As two security guards marched the man from the auditorium of the State Library of Western Australia, Sales said: “Wow. Thank you very much to our security people for dealing with that. Thank you.”
A 49-year-old man was later charged with common assault. A police charge sheet said only that the man was “upset and disagreed with the views being presented”.
The yoghurt was thrown as Sales spoke of a medical emergency that endangered her life and the life of her unborn son.
Angela Liveris, who was among the 750-strong audience, said she heard the man say something that sounded like “20,000 men” as he was being led away. Another witness thought he mentioned World War II.
Oh dear, have just landed from the Perth-Syd flight to a kerfuffle over something minor - thanks for the concern, I'm totally fine! Just relieved everyone at the festival was okay and thank you to security, police, audience etc.

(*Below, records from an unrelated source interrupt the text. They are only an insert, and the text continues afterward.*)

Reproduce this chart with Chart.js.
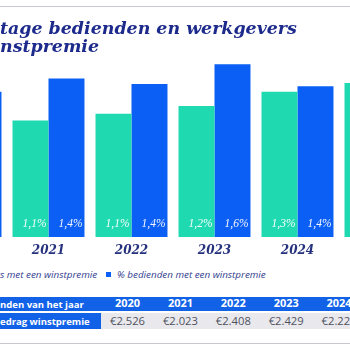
<!DOCTYPE html>
<html><head><meta charset="utf-8">
<script src="https://cdn.jsdelivr.net/npm/chart.js@4/dist/chart.umd.min.js"></script>
<style>
html,body{margin:0;padding:0;width:350px;height:350px;overflow:hidden;background:#fff;position:relative}
.t{position:absolute;white-space:nowrap;margin:0;padding:0}
.hid{position:absolute;right:100%;top:0;white-space:nowrap}
.title{font-family:"DejaVu Serif";font-style:italic;font-weight:bold;color:#1c2a8c}
.leg{font-family:"Open Sans";font-style:italic;color:#33408f}
.th{font-family:"Open Sans";font-weight:bold;color:#fff}
.td{font-family:"Open Sans";color:#50525e}
.rule{position:absolute;left:0;width:350px;height:1px;background:#c8c9ce}
.box{position:absolute}
</style>
</head><body>
<div class="rule" style="top:6px"></div>
<div class="rule" style="top:343px"></div>
<canvas id="c" width="498" height="262" style="position:absolute;left:-76px;top:0"></canvas>
<script>
// ---- data ----
const years = ['2020', '2021', '2022', '2023', '2024', '2025'];
const werkgevers = [null, 1.06, 1.12, 1.19, 1.32, 1.40];   // % werkgevers met een winstpremie
const bedienden  = [1.32, 1.44, 1.39, 1.57, 1.37, null];   // % bedienden met een winstpremie
const seriesNames = ['% werkgevers met een winstpremie', '% bedienden met een winstpremie'];
const titleLines = ['Percentage bedienden en werkgevers', 'met een winstpremie'];
const tableYears = ['2020', '2021', '2022', '2023', '2024'];
const bedragen = ['€2.526', '€2.023', '€2.408', '€2.429', '€2.224'];
const tableHeader = 'Winstpremie bedienden van het jaar';
const tableRowLabel = 'Gemiddeld bedrag winstpremie';

const TEAL = '#1fd9b1', BLUE = '#0b5ff5', HEAD = '#1262e8';

// ---- helpers ----
const mc = document.createElement('canvas').getContext('2d');
function metrics(font){ mc.font = font; const m = mc.measureText('Hg'); return {a:m.fontBoundingBoxAscent, d:m.fontBoundingBoxDescent}; }
function textW(font, s){ mc.font = font; return mc.measureText(s).width; }
function addText(cls, hidden, visible, x, baseline, size, extra){
  const el = document.createElement('div');
  el.className = 't ' + cls;
  el.style.fontSize = size + 'px';
  el.style.lineHeight = size + 'px';
  if (hidden){ const h = document.createElement('span'); h.className='hid'; h.innerHTML = hidden; el.appendChild(h); }
  el.appendChild(document.createTextNode(visible));
  document.body.appendChild(el);
  const cs = getComputedStyle(el);
  const font = `${cs.fontStyle} ${cs.fontWeight} ${size}px ${cs.fontFamily}`;
  const m = metrics(font);
  const top = baseline - ((size - (m.a + m.d)) / 2 + m.a);
  el.style.top = top + 'px';
  if (extra && extra.center){ el.style.left = (x - textW(font, visible)/2) + 'px'; }
  else el.style.left = x + 'px';
  return el;
}
function fitSize(family, style, weight, s, target){
  const w = textW(`${style} ${weight} 100px ${family}`, s);
  return 100 * target / w;
}

// ---- title ----
const tSize = fitSize('"DejaVu Serif"', 'italic', 'bold', 'tage bedienden en werkgevers', 297);
addText('title', 'Percen', 'tage bedienden en werkgevers', 0, 35, tSize);
addText('title', 'met een wi', 'nstpremie', 0, 53, tSize);

// ---- legend ----
const lSize = fitSize('"Open Sans"', 'italic', 'normal', seriesNames[1], 149);
addText('leg', '<span style="display:inline-block;width:5px;height:5px;background:'+TEAL+';margin-right:6px"></span>% werkgever', 's met een winstpremie', 0, 278.5, lSize);
const sq = document.createElement('div'); sq.className='box';
Object.assign(sq.style,{left:'106px',top:'272px',width:'5px',height:'5px',background:BLUE});
document.body.appendChild(sq);
addText('leg', '', seriesNames[1], 117, 278.5, lSize);

// ---- table ----
function rect(x,y,w,h,c){ const d=document.createElement('div'); d.className='box'; Object.assign(d.style,{left:x+'px',top:y+'px',width:w+'px',height:h+'px',background:c}); document.body.appendChild(d); }
rect(0,297,350,14,HEAD);
rect(0,313,101,16,HEAD);
rect(101,313,249,16,'#e8e8ed');
const hSize = fitSize('"Open Sans"', 'normal', 'bold', 'nden van het jaar', 84);
addText('th', 'Winstpremie bedie', 'nden van het jaar', 0, 307.8, hSize);
addText('th', 'Gemiddeld b', 'edrag winstpremie', 0, 325, hSize);
const ySize = fitSize('"Open Sans"', 'normal', 'bold', '2020', 25);
const vSize = fitSize('"Open Sans"', 'normal', 'normal', '€2.526', 35);
tableYears.forEach((y,i)=>{
  const cx = 127.5 + 52.9*i;
  addText('th', '', y, cx, 308.3, ySize, {center:true});
  addText('td', '', bedragen[i], cx, 325.5, vSize, {center:true});
});

// ---- chart ----
const valueLabels = {
  id:'valueLabels',
  afterDatasetsDraw(chart){
    const ctx = chart.ctx;
    ctx.save();
    ctx.font = 'italic 11.5px "Liberation Serif"';
    ctx.fillStyle = 'rgba(255,255,255,0.95)';
    ctx.textAlign = 'right';
    ctx.textBaseline = 'alphabetic';
    chart.data.datasets.forEach((ds,i)=>{
      chart.getDatasetMeta(i).data.forEach((bar,j)=>{
        const v = ds.data[j];
        if (v == null) return;
        const txt = v.toFixed(1).replace('.', ',') + '%';
        ctx.fillText(txt, bar.x + bar.width/2 - 2, chart.chartArea.bottom - 10);
      });
    });
    ctx.restore();
  }
};

new Chart(document.getElementById('c'), {
  type:'bar',
  data:{
    labels: years,
    datasets:[
      {label: seriesNames[0], data: werkgevers, backgroundColor: TEAL, categoryPercentage: 0.867, barPercentage: 1},
      {label: seriesNames[1], data: bedienden, backgroundColor: BLUE, categoryPercentage: 0.867, barPercentage: 1}
    ]
  },
  options:{
    responsive:false, animation:false, devicePixelRatio:1,
    layout:{padding:{top:61, left:0, right:0, bottom:0}},
    plugins:{legend:{display:false}, tooltip:{enabled:false}},
    scales:{
      x:{
        grid:{display:false, drawTicks:false}, border:{display:false},
        ticks:{padding:7, color:'#27327f', font:{family:'DejaVu Serif', style:'italic', weight:'bold', size:12}},
        afterFit(s){ s.height = 25; }
      },
      y:{display:false, min:0, max:1.6}
    }
  },
  plugins:[valueLabels]
});
</script>
</body></html>
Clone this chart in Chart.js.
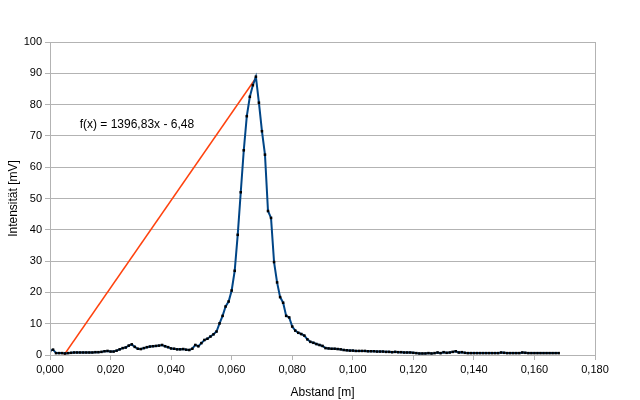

— Leigh Sales (@leighsales) July 28, 2019
The attack happened as Sales spoke at the Disrupted Festival of Ideas where entry was free.
The previous day, anti-vaccination activists took advantage of this and berated another guest, scientist Karl Kruszelnicki, also known as Dr Karl. Sales was stoic as the man was taken away and insisted she was fine to continue her speech.
The story of the uterine rupture that endangered her life, and the life of her son, is central to how she reached her decision to write Any Ordinary Day about the strengths of Australians who have lived through random tragedy.
She wondered out loud how things could have been different if the man who approached the stage had been armed with something more than yoghurt.
“All of us will experience grief and suffering. It’s part of the human package, I dread all of the anticipated losses of life like my mother’s death, the slow decline of age all of those kinds of things,” she said.
“Those prospects don’t terrify me as much as the idea of something unexpected happening, something that turns your life upside down instantly like say if that man had actually had a gun or a knife or something like that.”
The library where Sales spoke is in the heart of Perth and faces a paved area of public open space where homeless people often congregate.
The Australian has been told the man who threw the yoghurt is seen there often and “known to library staff”.
The man is due to appear in Perth Magistrates Court next month.